In August 1823, old frontiersman Hugh Glass was scouting ahead for a fur trapping expedition in South Dakota when he surprised a grizzly bear mother with her two cubs. The bear charged him immediately, knocking his rifle away and mauling him badly. Glass drew his knife and fought the grizzly hand-to-hand (maybe I should say hand to paw?), stabbing it repeatedly as it clawed and bit him. Hearing his screams, two trapping partners soon arrived and found him laying unconscious on top of the bear in a ghastly mess of human and animal blood. They finished off the dying bear with a rifle shot to the head, then took Glass with them back to their camp. Expedition leader Andrew Henry took a good look at the mangled mess of a man and announced that he would soon die of his injuries. Henry asked two trappers to stay with Glass until he died, give him a good burial, and then rejoin the group.

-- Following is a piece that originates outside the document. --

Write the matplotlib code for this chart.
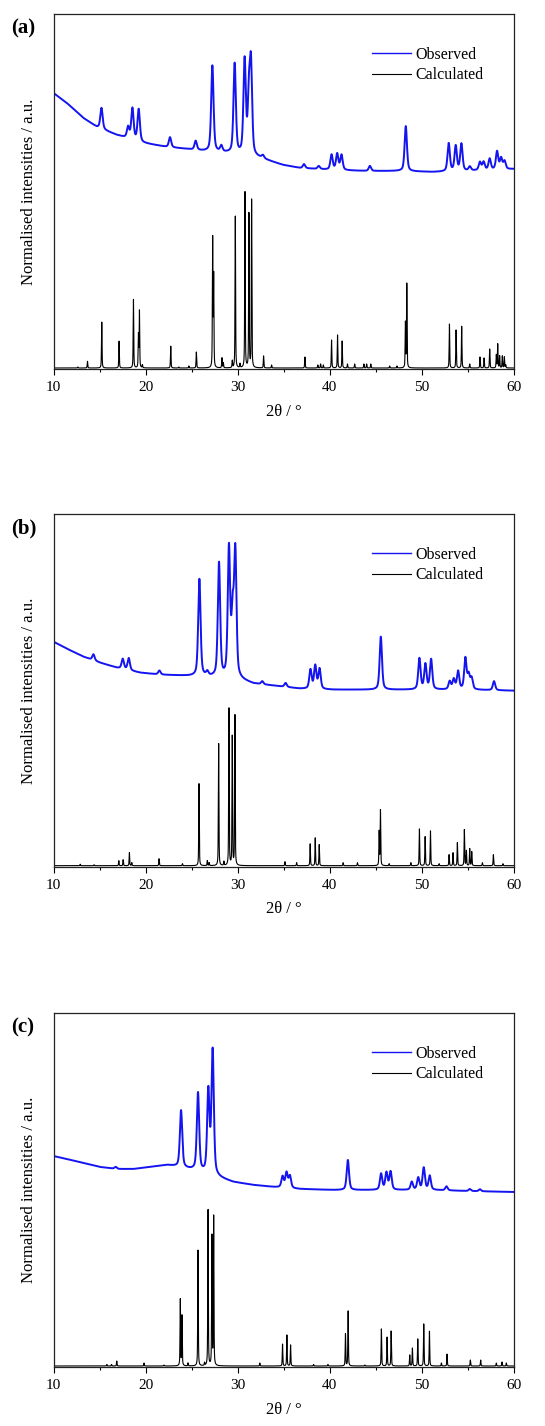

Jim Bridger and John Fitzgerald volunteered to stay behind with Glass and began to dig his grave. What happened next is uncertain. The two men later claimed that they fled for their lives after hostile Arikaree Indians discovered them, but there is no evidence of that. They soon caught up to the rest of the group heading to Yellowstone and reported that Hugh Glass was dead. However, the old mountain man did not die—after an unknown period of time he woke up in his shallow grave, under a thin layer of dirt and leaves. All his weapons, equipment, and protective clothing were gone, taken by the two men responsible for his burial. His leg was broken, and the rest of him was hardly better off. The bear attack had cut him so badly it exposed rib bones on his backside. He had lost a lot of blood, and his wounds were festering. Alone and defenseless, he was more than 200 miles away from the nearest settlement, Fort Kiowa. He set his own broken leg, wrapped himself in the bear hide that had covered him in the grave, and started crawling.
It took Glass six weeks of crawling on his hands and knees to reach the Cheyenne River, 100 miles away from his grave. The bear had nearly torn off his scalp. He suffered from fever and advanced stages of infection. To prevent gangrene from progressing in his wounds he lay back on rotting logs and let the maggots eat his dead flesh away. Too weak to hunt or fish, he survived mostly on wild berries, roots, and other edible plants. Once he was able to scare a couple of wolves away from a bison they had killed. He ate some of the bison’s raw meat himself, still alone, dragging his broken leg along with him. When he finally reached the Cheyenne river, he built a raft from a large fallen tree and floated down the river. Along the way he encountered friendly Sioux who fed him and helped tend his wounds. Eventually he succeeded in floating in his dead tree all the way to Fort Kiowa.
Hugh Glass later admitted that he was motivated to survive only by revenge. After months of recovery at Fort Kiowa, he set out to kill the two men who had abandoned him. Glass found Jim Bridger at a trading post on the Yellowstone river. Bridger was only 19 years old at the time, and his youth saved him—Glass couldn’t bring himself to kill the terrified youngster. He set out to find the second man, and nearly a year after the fight with the grizzly he did find John Fitzgerald, confronting him in Fort Atkinson, Wisconsin. Fitzgerald had joined the US Army, and although Glass demanded his head, the military would not allow a civilian to execute a soldier. Knowing that the punishment for murdering a soldier was death, Glass gave up on his mission of vengeance and spared Fitzgerald’s life as well. He accepted a purse of money collected by soldiers who sympathized with his story, snatched his rifle back from the man who had left him to die, and walked away. Glass lived for another decade as a trapper, fur trader, and professional hunter. When he was finally killed in an Indian attack in 1833, he was still carrying the same rifle that the bear had knocked away from him up in South Dakota.